Entries taken from a collection
_ _ _ _ _ _ _

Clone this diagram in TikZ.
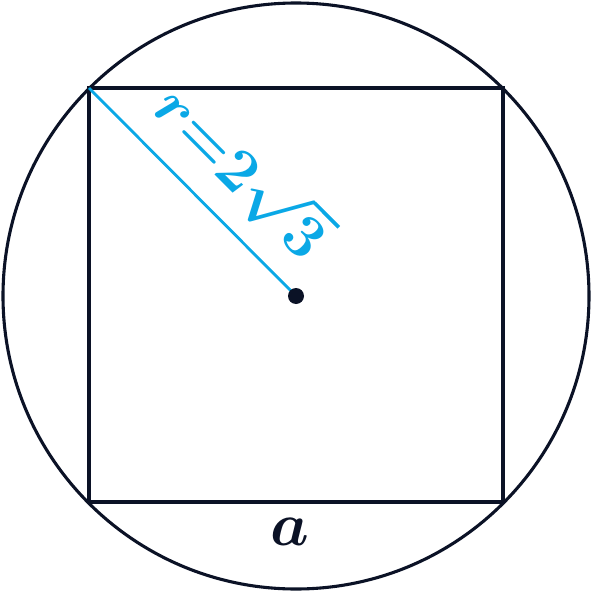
\documentclass[tikz,border=0pt]{standalone}
\usepackage{tikz}
\usetikzlibrary{positioning}

\definecolor{ink}{HTML}{0B1226}
\definecolor{sky}{HTML}{0AA8E6}

\newcommand{\bigtext}[1]{\scalebox{2.1}{\huge\boldmath #1}}

\begin{document}
\begin{tikzpicture}[
    x=0.025cm, y=-0.025cm,
    outline/.style={line width=2.2pt, draw=ink},
    radius line/.style={line width=2pt, draw=sky},
    big label/.style={inner sep=0pt}
]
\useasboundingbox (0,0) rectangle (593,592);

\coordinate (centre) at (296,296);
\coordinate (tl) at (89,88);
\coordinate (tr) at (503,88);
\coordinate (br) at (503,502);
\coordinate (bl) at (89,502);

\draw[outline] (centre) circle[radius=293];
\draw[outline] (tl) -- (tr) -- (br) -- (bl) -- cycle;

\path[radius line] (tl) -- node[pos=0.57, sloped, above=0.45cm, big label, text=sky] {\bigtext{$r{=}2\sqrt{3}$}} (centre);
\fill[ink] (centre) circle[radius=8];

\node (side) [big label, text=ink] at (290,532) {\bigtext{$a$}};
\end{tikzpicture}
\end{document}
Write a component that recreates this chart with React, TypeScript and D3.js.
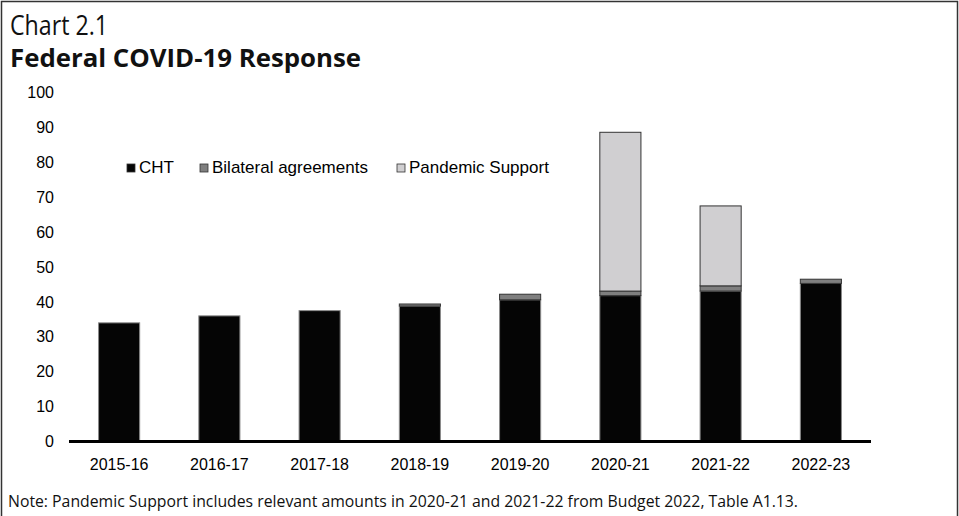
import React from "react";
import * as d3 from "d3";

const categories = ["2015-16", "2016-17", "2017-18", "2018-19", "2019-20", "2020-21", "2021-22", "2022-23"];
const cht = [34.0, 36.0, 37.5, 38.8, 40.6, 41.8, 43.1, 45.3];
const bilateral = [0, 0, 0, 0.6, 1.6, 1.3, 1.5, 1.2];
const pandemic = [0, 0, 0, 0, 0, 45.5, 22.9, 0];
const seriesNames = ["CHT", "Bilateral agreements", "Pandemic Support"];
const seriesColors = ["#050505", "#7f7f7f", "#d0cfd1"];
const yTicks = [0, 10, 20, 30, 40, 50, 60, 70, 80, 90, 100];

const W = 959;
const H = 516;

export default function App() {
  const x = d3.scaleBand<string>().domain(categories).range([69, 871]).paddingInner(0.59).paddingOuter(0.295);
  const y = d3.scaleLinear().domain([0, 100]).range([441.5, 92.5]);

  const rows = categories.map((c, i) => ({ cat: c, CHT: cht[i], Bilateral: bilateral[i], Pandemic: pandemic[i] }));
  const keys = ["CHT", "Bilateral", "Pandemic"];
  const stacked = d3.stack<any>().keys(keys)(rows);

  const legendX = [127, 200, 397];
  const tickFont = "'Liberation Sans', Arial, sans-serif";
  const titleFont = "'Open Sans', 'Noto Sans', sans-serif";

  return (
    <svg width={W} height={H} style={{ position: "absolute", left: 0, top: 0, background: "#fff" }}>
      <rect x={1.5} y={1.5} width={956} height={530} fill="#fff" stroke="#333" strokeWidth={1.5} />
      <text x={10} y={35} fontFamily={titleFont} fontSize={27} fill="#111" textLength={98} lengthAdjust="spacingAndGlyphs">Chart 2.1</text>
      <text x={10} y={67} fontFamily={titleFont} fontSize={25.5} fontWeight="bold" fill="#111" textLength={351} lengthAdjust="spacingAndGlyphs">Federal COVID-19 Response</text>

      {yTicks.map((t) => (
        <text key={t} x={54} y={y(t)} dy="0.35em" textAnchor="end" fontFamily={tickFont} fontSize={16} fill="#000">{t}</text>
      ))}

      {stacked.map((s, si) => (
        <g key={s.key}>
          {s.map((d, i) => {
            const h = y(d[0]) - y(d[1]);
            if (h <= 0) return null;
            return (
              <rect key={i} x={x(categories[i])} y={y(d[1])} width={x.bandwidth()} height={h}
                fill={seriesColors[si]} stroke={si === 0 ? "#8a8a8a" : "#333"} strokeWidth={1} />
            );
          })}
        </g>
      ))}

      <line x1={69} x2={871} y1={441.5} y2={441.5} stroke="#000" strokeWidth={3} />

      {categories.map((c) => (
        <text key={c} x={(x(c) as number) + x.bandwidth() / 2} y={470} textAnchor="middle" fontFamily={tickFont} fontSize={16} fill="#000">{c}</text>
      ))}

      {seriesNames.map((n, i) => (
        <g key={n}>
          <rect x={legendX[i]} y={164} width={8} height={8} fill={seriesColors[i]} stroke="#333" strokeWidth={0.8} />
          <text x={legendX[i] + 12} y={173} fontFamily={tickFont} fontSize={17} fill="#000">{n}</text>
        </g>
      ))}

      <text x={8} y={507} fontFamily={titleFont} fontSize={16} fill="#111" textLength={790} lengthAdjust="spacingAndGlyphs">Note: Pandemic Support includes relevant amounts in 2020-21 and 2021-22 from Budget 2022, Table A1.13.</text>
    </svg>
  );
}
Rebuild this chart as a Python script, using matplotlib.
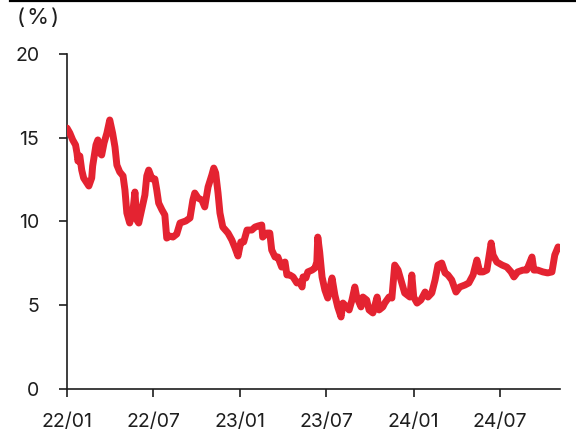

_ _ _ _ _ _ _

→ **DIRECTIONS**
Nothing in the entries should change as you copy them, except that the pictures are left out.

→ **EXERCISE RESPONSE**
Clone this diagram in TikZ.
\documentclass[tikz,border=0pt]{standalone}
\usepackage{tikz}
\usetikzlibrary{positioning}

\definecolor{ink}{HTML}{0B1226}
\definecolor{sky}{HTML}{0AA8E6}

\newcommand{\bigtext}[1]{\scalebox{2.1}{\huge\boldmath #1}}

\begin{document}
\begin{tikzpicture}[
    x=0.025cm, y=-0.025cm,
    outline/.style={line width=2.2pt, draw=ink},
    radius line/.style={line width=2pt, draw=sky},
    big label/.style={inner sep=0pt}
]
\useasboundingbox (0,0) rectangle (593,592);

\coordinate (centre) at (296,296);
\coordinate (tl) at (89,88);
\coordinate (tr) at (503,88);
\coordinate (br) at (503,502);
\coordinate (bl) at (89,502);

\draw[outline] (centre) circle[radius=293];
\draw[outline] (tl) -- (tr) -- (br) -- (bl) -- cycle;

\path[radius line] (tl) -- node[pos=0.57, sloped, above=0.45cm, big label, text=sky] {\bigtext{$r{=}2\sqrt{3}$}} (centre);
\fill[ink] (centre) circle[radius=8];

\node (side) [big label, text=ink] at (290,532) {\bigtext{$a$}};
\end{tikzpicture}
\end{document}
Write a component that recreates this chart with React, TypeScript and D3.js.
import React from "react";
import * as d3 from "d3";

const categories = ["2015-16", "2016-17", "2017-18", "2018-19", "2019-20", "2020-21", "2021-22", "2022-23"];
const cht = [34.0, 36.0, 37.5, 38.8, 40.6, 41.8, 43.1, 45.3];
const bilateral = [0, 0, 0, 0.6, 1.6, 1.3, 1.5, 1.2];
const pandemic = [0, 0, 0, 0, 0, 45.5, 22.9, 0];
const seriesNames = ["CHT", "Bilateral agreements", "Pandemic Support"];
const seriesColors = ["#050505", "#7f7f7f", "#d0cfd1"];
const yTicks = [0, 10, 20, 30, 40, 50, 60, 70, 80, 90, 100];

const W = 959;
const H = 516;

export default function App() {
  const x = d3.scaleBand<string>().domain(categories).range([69, 871]).paddingInner(0.59).paddingOuter(0.295);
  const y = d3.scaleLinear().domain([0, 100]).range([441.5, 92.5]);

  const rows = categories.map((c, i) => ({ cat: c, CHT: cht[i], Bilateral: bilateral[i], Pandemic: pandemic[i] }));
  const keys = ["CHT", "Bilateral", "Pandemic"];
  const stacked = d3.stack<any>().keys(keys)(rows);

  const legendX = [127, 200, 397];
  const tickFont = "'Liberation Sans', Arial, sans-serif";
  const titleFont = "'Open Sans', 'Noto Sans', sans-serif";

  return (
    <svg width={W} height={H} style={{ position: "absolute", left: 0, top: 0, background: "#fff" }}>
      <rect x={1.5} y={1.5} width={956} height={530} fill="#fff" stroke="#333" strokeWidth={1.5} />
      <text x={10} y={35} fontFamily={titleFont} fontSize={27} fill="#111" textLength={98} lengthAdjust="spacingAndGlyphs">Chart 2.1</text>
      <text x={10} y={67} fontFamily={titleFont} fontSize={25.5} fontWeight="bold" fill="#111" textLength={351} lengthAdjust="spacingAndGlyphs">Federal COVID-19 Response</text>

      {yTicks.map((t) => (
        <text key={t} x={54} y={y(t)} dy="0.35em" textAnchor="end" fontFamily={tickFont} fontSize={16} fill="#000">{t}</text>
      ))}

      {stacked.map((s, si) => (
        <g key={s.key}>
          {s.map((d, i) => {
            const h = y(d[0]) - y(d[1]);
            if (h <= 0) return null;
            return (
              <rect key={i} x={x(categories[i])} y={y(d[1])} width={x.bandwidth()} height={h}
                fill={seriesColors[si]} stroke={si === 0 ? "#8a8a8a" : "#333"} strokeWidth={1} />
            );
          })}
        </g>
      ))}

      <line x1={69} x2={871} y1={441.5} y2={441.5} stroke="#000" strokeWidth={3} />

      {categories.map((c) => (
        <text key={c} x={(x(c) as number) + x.bandwidth() / 2} y={470} textAnchor="middle" fontFamily={tickFont} fontSize={16} fill="#000">{c}</text>
      ))}

      {seriesNames.map((n, i) => (
        <g key={n}>
          <rect x={legendX[i]} y={164} width={8} height={8} fill={seriesColors[i]} stroke="#333" strokeWidth={0.8} />
          <text x={legendX[i] + 12} y={173} fontFamily={tickFont} fontSize={17} fill="#000">{n}</text>
        </g>
      ))}

      <text x={8} y={507} fontFamily={titleFont} fontSize={16} fill="#111" textLength={790} lengthAdjust="spacingAndGlyphs">Note: Pandemic Support includes relevant amounts in 2020-21 and 2021-22 from Budget 2022, Table A1.13.</text>
    </svg>
  );
}
Rebuild this chart as a Python script, using matplotlib.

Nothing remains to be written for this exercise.